Problem to work on —
Reproduce the entries word for word, and omit any picture you find in them.

Provided material —
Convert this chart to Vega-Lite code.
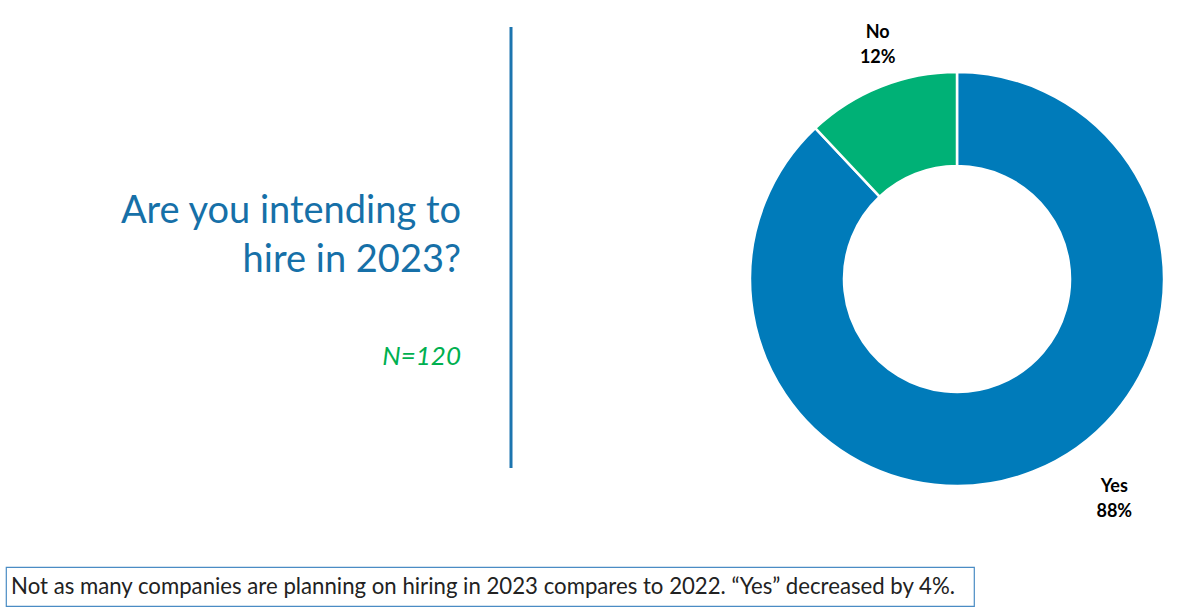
{
  "$schema": "https://vega.github.io/schema/vega-lite/v6.json",
  "padding": {"top": 16, "left": 5, "right": 14, "bottom": 8},
  "background": "white",
  "config": {"view": {"stroke": null}, "font": "Lato"},
  "spacing": 28,
  "vconcat": [
    {
      "bounds": "flush",
      "spacing": 216,
      "hconcat": [
        {
          "width": 505,
          "height": 448,
          "layer": [
            {
              "data": {"values": [{"divider": "line"}]},
              "mark": {"type": "rule", "color": "#1C75AF", "strokeWidth": 3},
              "encoding": {
                "x": {"value": "width"},
                "y": {"datum": -3, "type": "quantitative", "scale": {"domain": [-3.143, 6], "reverse": true}, "axis": null},
                "y2": {"datum": 6}
              }
            },
            {
              "data": {"values": [
                {"text": "Are you intending to", "line": 1},
                {"text": "hire in 2023?", "line": 2}
              ]},
              "mark": {"type": "text", "align": "right", "baseline": "alphabetic", "dx": -50, "fontSize": 38, "font": "Lato", "color": "#1670A8"},
              "encoding": {
                "x": {"value": "width"},
                "y": {"field": "line", "type": "quantitative", "scale": {"domain": [-3.143, 6], "reverse": true}, "axis": null},
                "text": {"field": "text"}
              }
            },
            {
              "data": {"values": [{"text": "N=120", "line": 4}]},
              "mark": {"type": "text", "align": "right", "baseline": "alphabetic", "dx": -50, "dy": -5, "fontSize": 26, "font": "Lato", "fontStyle": "italic", "color": "#00B050"},
              "encoding": {
                "x": {"value": "width"},
                "y": {"field": "line", "type": "quantitative", "scale": {"domain": [-3.143, 6], "reverse": true}, "axis": null},
                "text": {"field": "text"}
              }
            }
          ]
        },
        {
          "width": 460,
          "height": 518,
          "data": {"values": [
            {"answer": "Yes", "pct": 88, "label": "Yes\n88%"},
            {"answer": "No", "pct": 12, "label": "No\n12%"}
          ]},
          "encoding": {
            "theta": {"field": "pct", "type": "quantitative", "stack": true},
            "order": {"field": "pct", "sort": "descending"}
          },
          "layer": [
            {
              "mark": {"type": "arc", "outerRadius": 207, "innerRadius": 113, "stroke": "white", "strokeWidth": 2.5},
              "encoding": {
                "color": {"field": "answer", "type": "nominal", "scale": {"domain": ["Yes", "No"], "range": ["#007BBA", "#00B176"]}, "legend": null}
              }
            },
            {
              "mark": {"type": "text", "radius": 248, "fontWeight": "bold", "fontSize": 18, "font": "Lato", "lineBreak": "\n", "lineHeight": 25, "dx": 12, "dy": -15, "color": "#000000"},
              "encoding": {
                "text": {"condition": {"test": "datum.answer === 'No'", "field": "label"}, "value": ""}
              }
            },
            {
              "mark": {"type": "text", "radius": 248, "fontWeight": "bold", "fontSize": 18, "font": "Lato", "lineBreak": "\n", "lineHeight": 25, "dx": 66, "dy": -23, "color": "#000000"},
              "encoding": {
                "text": {"condition": {"test": "datum.answer === 'Yes'", "field": "label"}, "value": ""}
              }
            }
          ]
        }
      ]
    },
    {
      "width": 968,
      "height": 39,
      "view": {"stroke": "#4A8CC4", "strokeWidth": 1.2},
      "data": {"values": [{"note": "Not as many companies are planning on hiring in 2023 compares to 2022. “Yes” decreased by 4%."}]},
      "mark": {"type": "text", "fontSize": 22.2, "font": "Lato", "color": "#222222", "dx": -7, "baseline": "middle"},
      "encoding": {"text": {"field": "note"}}
    }
  ]
}
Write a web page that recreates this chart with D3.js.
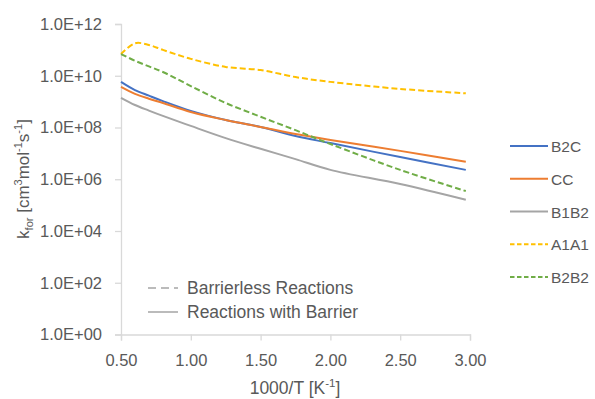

Full answer —
Convert this chart to Vega-Lite code.
{
  "$schema": "https://vega.github.io/schema/vega-lite/v6.json",
  "padding": {"top": 16, "left": 5, "right": 14, "bottom": 8},
  "background": "white",
  "config": {"view": {"stroke": null}, "font": "Lato"},
  "spacing": 28,
  "vconcat": [
    {
      "bounds": "flush",
      "spacing": 216,
      "hconcat": [
        {
          "width": 505,
          "height": 448,
          "layer": [
            {
              "data": {"values": [{"divider": "line"}]},
              "mark": {"type": "rule", "color": "#1C75AF", "strokeWidth": 3},
              "encoding": {
                "x": {"value": "width"},
                "y": {"datum": -3, "type": "quantitative", "scale": {"domain": [-3.143, 6], "reverse": true}, "axis": null},
                "y2": {"datum": 6}
              }
            },
            {
              "data": {"values": [
                {"text": "Are you intending to", "line": 1},
                {"text": "hire in 2023?", "line": 2}
              ]},
              "mark": {"type": "text", "align": "right", "baseline": "alphabetic", "dx": -50, "fontSize": 38, "font": "Lato", "color": "#1670A8"},
              "encoding": {
                "x": {"value": "width"},
                "y": {"field": "line", "type": "quantitative", "scale": {"domain": [-3.143, 6], "reverse": true}, "axis": null},
                "text": {"field": "text"}
              }
            },
            {
              "data": {"values": [{"text": "N=120", "line": 4}]},
              "mark": {"type": "text", "align": "right", "baseline": "alphabetic", "dx": -50, "dy": -5, "fontSize": 26, "font": "Lato", "fontStyle": "italic", "color": "#00B050"},
              "encoding": {
                "x": {"value": "width"},
                "y": {"field": "line", "type": "quantitative", "scale": {"domain": [-3.143, 6], "reverse": true}, "axis": null},
                "text": {"field": "text"}
              }
            }
          ]
        },
        {
          "width": 460,
          "height": 518,
          "data": {"values": [
            {"answer": "Yes", "pct": 88, "label": "Yes\n88%"},
            {"answer": "No", "pct": 12, "label": "No\n12%"}
          ]},
          "encoding": {
            "theta": {"field": "pct", "type": "quantitative", "stack": true},
            "order": {"field": "pct", "sort": "descending"}
          },
          "layer": [
            {
              "mark": {"type": "arc", "outerRadius": 207, "innerRadius": 113, "stroke": "white", "strokeWidth": 2.5},
              "encoding": {
                "color": {"field": "answer", "type": "nominal", "scale": {"domain": ["Yes", "No"], "range": ["#007BBA", "#00B176"]}, "legend": null}
              }
            },
            {
              "mark": {"type": "text", "radius": 248, "fontWeight": "bold", "fontSize": 18, "font": "Lato", "lineBreak": "\n", "lineHeight": 25, "dx": 12, "dy": -15, "color": "#000000"},
              "encoding": {
                "text": {"condition": {"test": "datum.answer === 'No'", "field": "label"}, "value": ""}
              }
            },
            {
              "mark": {"type": "text", "radius": 248, "fontWeight": "bold", "fontSize": 18, "font": "Lato", "lineBreak": "\n", "lineHeight": 25, "dx": 66, "dy": -23, "color": "#000000"},
              "encoding": {
                "text": {"condition": {"test": "datum.answer === 'Yes'", "field": "label"}, "value": ""}
              }
            }
          ]
        }
      ]
    },
    {
      "width": 968,
      "height": 39,
      "view": {"stroke": "#4A8CC4", "strokeWidth": 1.2},
      "data": {"values": [{"note": "Not as many companies are planning on hiring in 2023 compares to 2022. “Yes” decreased by 4%."}]},
      "mark": {"type": "text", "fontSize": 22.2, "font": "Lato", "color": "#222222", "dx": -7, "baseline": "middle"},
      "encoding": {"text": {"field": "note"}}
    }
  ]
}
Write a web page that recreates this chart with D3.js.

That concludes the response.